So to join in with the chain-reaction that is Robert Scoble being wiped off the Facebook of the Earth.
Disclaimer: First off, I’m on Scoble’s side, though I am prepared to see that there are two sides, and consider that there is a justification that I haven’t thought of. I’m on the fence, but my legs are both on the Scoble side. 🙂
As you may know, he was banned for running a script that would pull his social graph from Facebook, which apparently is a violation of their terms of service. While it may be a violation of TOS, those TOS are fundamentally broken. Despite this, it’s become a topic of much debate, and I can see why it’s a difficult one to judge.
While I’d personally like to be able to pull my data from Facebook whenever I like, I can see a few reasons they might use to justify their TOS (these aren’t my justifications, just possible reasons/excuses for the TOS):
- They don’t want millions of people killing their servers with scripts
Okay fair enough. But the easy way round this would be if the provide/brought back an export facility that does the export on their terms.
- They reckon they’re protecting your friends’ data by not allowing scraping
Your friends are entrusting you with their data, to do with as you wish. So what if Facebook is the medium they choose to provide it to you with? It’s your social graph, and you can still get it via the website, so what difference does scraping it make?
- Some kind of state law (same as 2?)
I can’t comment here, I’m not a lawman, but I suppose there’s a legal thing somewhere, maybe to do with corporate liability insurance or something?
- They want to lock you into their platform and make it hard to go to the competition
Well this is the most likely reason for it, but surely disabling your account is cutting their nose off to spite their face? Disallow the behaviour, tell the user it’s a problem, disable the account and let them know what’s happened, and get back to them when they explain what was going on. If it was a malicious script the user didn’t know about, that’s great, otherwise, let them get on with it.
I commented on Scoble’s blog with the following:
Hope they get you back on. It’s a hard one this, deciding who owns the data.

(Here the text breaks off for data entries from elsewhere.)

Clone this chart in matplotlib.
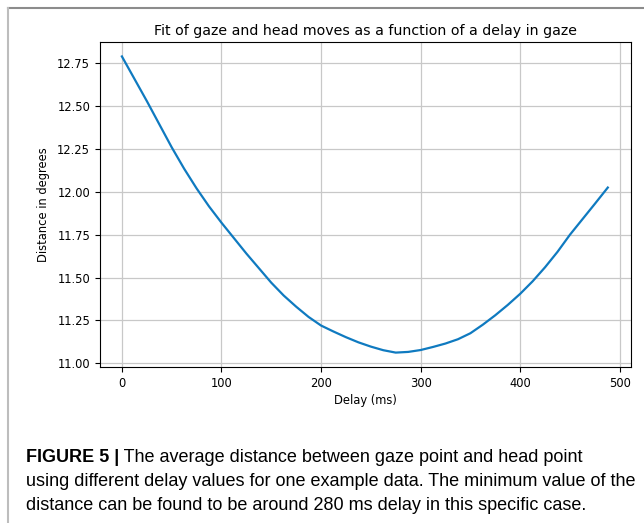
import numpy as np
import matplotlib
matplotlib.use("Agg")
import matplotlib.pyplot as plt
from matplotlib.lines import Line2D

# delay (ms) vs average distance (degrees)
delay = [0, 12.5, 25, 37.5, 50, 62.5, 75, 87.5, 100, 112.5, 125, 137.5,
         150, 162.5, 175, 187.5, 200, 212.5, 225, 237.5, 250, 262.5, 275,
         287.5, 300, 312.5, 325, 337.5, 350, 362.5, 375, 387.5, 400, 412.5,
         425, 437.5, 450, 462.5, 475, 488]
distance = [12.79, 12.66, 12.53, 12.395, 12.26, 12.135, 12.02, 11.915,
            11.82, 11.73, 11.64, 11.555, 11.47, 11.395, 11.33, 11.27,
            11.22, 11.185, 11.152, 11.122, 11.097, 11.076, 11.062,
            11.066, 11.077, 11.095, 11.115, 11.14, 11.175, 11.225, 11.28,
            11.34, 11.405, 11.478, 11.56, 11.65, 11.75, 11.84, 11.93, 12.025]

xticks = [0, 100, 200, 300, 400, 500]
yticks = [11.00, 11.25, 11.50, 11.75, 12.00, 12.25, 12.50, 12.75]

title = "Fit of gaze and head moves as a function of a delay in gaze"
caption_bold = "FIGURE 5 |"
caption_lines = [" The average distance between gaze point and head point",
                 "using different delay values for one example data. The minimum value of the",
                 "distance can be found to be around 280 ms delay in this specific case."]

fig = plt.figure(figsize=(6.44, 5.23), dpi=100)
W, H = 644, 523

# frame lines (top and left)
fig.add_artist(Line2D([8 / W, 1], [1 - 8 / H, 1 - 8 / H], color="#8c8c8c", lw=1.5))
fig.add_artist(Line2D([8 / W, 8 / W], [0, 1 - 8 / H], color="#bdbdbd", lw=1.5))

ax = fig.add_axes([100 / W, 1 - 367 / H, 530.7 / W, 325.3 / H])
ax.plot(delay, distance, color="#0f7ac0", lw=1.6)
ax.set_xlim(-22, 511)
ax.set_ylim(10.978, 12.876)
ax.set_xticks(xticks)
ax.set_yticks(yticks)
ax.set_yticklabels(["%.2f" % v for v in yticks])
ax.grid(True, color="#c8c8c8", lw=0.9)
ax.tick_params(labelsize=8.3)
ax.set_title(title, fontsize=10.2, pad=5)
ax.set_xlabel("Delay (ms)", fontsize=8.3, labelpad=3)
ax.set_ylabel("Distance in degrees", fontsize=8.3, labelpad=5)

# caption
cap_font = ["Liberation Sans", "DejaVu Sans"]
cap_size = 13.0
x0 = 26 / W
ys = [457, 481, 505]
tb = fig.text(x0, 1 - ys[0] / H, caption_bold, fontsize=cap_size, fontweight="bold",
              family=cap_font, va="center")
fig.canvas.draw()
bb = tb.get_window_extent(fig.canvas.get_renderer())
fig.text(bb.x1 / W, 1 - ys[0] / H, caption_lines[0], fontsize=cap_size,
         family=cap_font, va="center")
for y, line in zip(ys[1:], caption_lines[1:]):
    fig.text(x0, 1 - y / H, line, fontsize=cap_size, family=cap_font, va="center")

fig.savefig("out.png", dpi=100)
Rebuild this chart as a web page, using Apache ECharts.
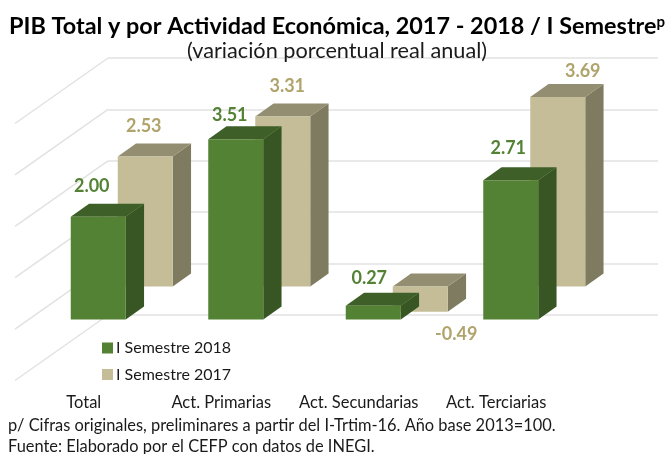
<!DOCTYPE html>
<html>
<head>
<meta charset="utf-8">
<style>html,body{margin:0;padding:0;background:#fff}#c{width:668px;height:454px}</style>
<script src="https://cdn.jsdelivr.net/npm/echarts@6/dist/echarts.min.js"></script>
</head>
<body>
<div id="c"></div>
<script>
var categories = ['Total', 'Act. Primarias', 'Act. Secundarias', 'Act. Terciarias'];
var values2018 = [2.00, 3.51, 0.27, 2.71];
var values2017 = [2.53, 3.31, -0.49, 3.69];
var wallTicks = [-1, 0, 1, 2, 3, 4];
var FONT = 'Lato, "Open Sans", sans-serif';
var DEPTH_X = 18.3, DEPTH_Y = 13, BAR_W = 55, FLOOR_X = 93, FLOOR_Y = 65.5;

function barRenderer(shiftX, shiftY, front, top, side, labelColor, labelOffsets) {
  return function (params, api) {
    var cat = api.value(0), v = api.value(1);
    var p0 = api.coord([cat, 0]), pv = api.coord([cat, v]);
    var cx = p0[0] + shiftX;
    var l = cx - BAR_W / 2, r = cx + BAR_W / 2;
    var t = Math.min(p0[1], pv[1]) + shiftY, b = Math.max(p0[1], pv[1]) + shiftY;
    var off = labelOffsets[params.dataIndex];
    return {
      type: 'group',
      children: [
        { type: 'polygon', shape: { points: [[r, t], [r + DEPTH_X, t - DEPTH_Y], [r + DEPTH_X, b - DEPTH_Y], [r, b]] }, style: { fill: side } },
        { type: 'polygon', shape: { points: [[l, t], [l + DEPTH_X, t - DEPTH_Y], [r + DEPTH_X, t - DEPTH_Y], [r, t]] }, style: { fill: top } },
        { type: 'rect', shape: { x: l, y: t, width: BAR_W, height: b - t }, style: { fill: front } },
        { type: 'text', z2: 100, style: { text: v.toFixed(2), x: cx + off[0], y: pv[1] + shiftY + off[1], fill: labelColor,
            font: 'bold 18px ' + FONT, textAlign: 'center', textVerticalAlign: 'middle' } }
      ]
    };
  };
}
function pairs(arr) { return arr.map(function (v, i) { return [i, v]; }); }

var chart = echarts.init(document.getElementById('c'), null, { renderer: 'canvas' });
chart.setOption({
  animation: false,
  backgroundColor: '#ffffff',
  title: [
    { text: '{a|PIB Total y por Actividad Económica, 2017 - 2018 / I Semestre}{b|p}', left: 337, top: 15, padding: 0, textAlign: 'center',
      textStyle: { rich: {
        a: { fontFamily: FONT, fontWeight: 'bold', fontSize: 23.4, color: '#000' },
        b: { fontFamily: FONT, fontWeight: 'bold', fontSize: 15, color: '#000', verticalAlign: 'top' } } } },
    { text: '(variación porcentual real anual)', left: 337, top: 40, padding: 0, textAlign: 'center',
      textStyle: { fontFamily: FONT, fontWeight: 'normal', fontSize: 21.7, color: '#1a1a1a' } },
    { text: 'p/ Cifras originales, preliminares a partir del I-Trtim-16. Año base 2013=100.', left: 8, top: 418, padding: 0,
      textStyle: { fontFamily: FONT, fontWeight: 'normal', fontSize: 16.4, color: '#1a1a1a' } },
    { text: 'Fuente: Elaborado por el CEFP con datos de INEGI.', left: 8, top: 439, padding: 0,
      textStyle: { fontFamily: FONT, fontWeight: 'normal', fontSize: 16.4, color: '#1a1a1a' } }
  ],
  legend: {
    orient: 'vertical', left: 102, top: 340, padding: 0, itemWidth: 11, itemHeight: 11, itemGap: 10.5,
    icon: 'rect', data: ['I Semestre 2018', 'I Semestre 2017'],
    textStyle: { fontFamily: FONT, fontSize: 16, color: '#1a1a1a', padding: [0, 0, 0, -2] }
  },
  grid: [
    { left: 108, top: 58, width: 550, height: 257 },
    { left: 15, top: 123.5, width: 550, height: 257 }
  ],
  xAxis: [
    { type: 'category', gridIndex: 0, data: categories, show: false },
    { type: 'category', gridIndex: 1, data: categories, axisLine: { show: false }, axisTick: { show: false },
      axisLabel: { margin: 14, fontFamily: FONT, fontSize: 16.5, color: '#1a1a1a', interval: 0 } }
  ],
  yAxis: [
    { type: 'value', gridIndex: 0, min: -1, max: 4, interval: 1, axisLine: { show: false }, axisTick: { show: false },
      axisLabel: { show: false }, splitLine: { show: true, lineStyle: { color: '#e2e2e2', width: 1.5 } } },
    { type: 'value', gridIndex: 1, min: -1, max: 4, interval: 1, show: false, splitLine: { show: false } }
  ],
  series: [
    { type: 'custom', name: 'floor', silent: true, xAxisIndex: 0, yAxisIndex: 0, z: 1,
      data: wallTicks.map(function (t) { return [0, t]; }),
      encode: { x: 0, y: 1 },
      renderItem: function (params, api) {
        var y = api.coord([0, api.value(1)])[1], x = params.coordSys.x;
        return { type: 'line', shape: { x1: x, y1: y, x2: x - FLOOR_X, y2: y + FLOOR_Y },
          style: { stroke: '#e2e2e2', lineWidth: 1.5 } };
      } },
    { type: 'custom', name: 'I Semestre 2017', silent: true, xAxisIndex: 0, yAxisIndex: 0, z: 2,
      itemStyle: { color: '#C4BD97' }, data: pairs(values2017), encode: { x: 0, y: 1 },
      renderItem: barRenderer(-31.5, 23, '#C4BD97', '#938E71', '#7F7B61', '#B0A46C',
        [[-1.5, -30.3], [4.5, -30.3], [36, 22], [25, -25.6]]) },
    { type: 'custom', name: 'I Semestre 2018', silent: true, xAxisIndex: 0, yAxisIndex: 0, z: 3,
      itemStyle: { color: '#548235' }, data: pairs(values2018), encode: { x: 0, y: 1 },
      renderItem: barRenderer(-78.5, 56, '#548235', '#3E5F27', '#375623', '#548235',
        [[-6.5, -31], [-6, -24], [-4, -28], [-2.5, -32]]) }
  ]
});
</script>
</body>
</html>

Technically your friends own their data, but on the other hand they’ve trusted you to have it. The only reason Facebook don’t have an export function is probably a competition/lock-in thing. Maybe they’re also worried about denial-of-service as a result of people running scripts?
Heck, even Gmail has an open API for getting contacts from it.
Only to get this reply:
@NeilBarnwell – It’s not hard at all, *you* own your own social graph. It’s not so much the people or even data about them that makes it special its the relationship between them thats special, and again, yours.
I think I understand the point, but I don’t think I stated mine well enough in the first place. My point is that Facebook might have thought they were protecting data or the responsiveness of their service, and just didn’t explain it or deal with it very well.
Facebook aren’t going to go under just yet, but things like this, which are getting so much press, will be damaging to their already tarnishing reputation.
Oh, and the term “Scobled” isn’t mine, I saw in the comments on Scoble’s blog:
I’m coining a new term: Scobled
As in “you’ve been scobled dude”: terminated, waxed, disabled, vaporized, eliminated, banned abruptly and without warning.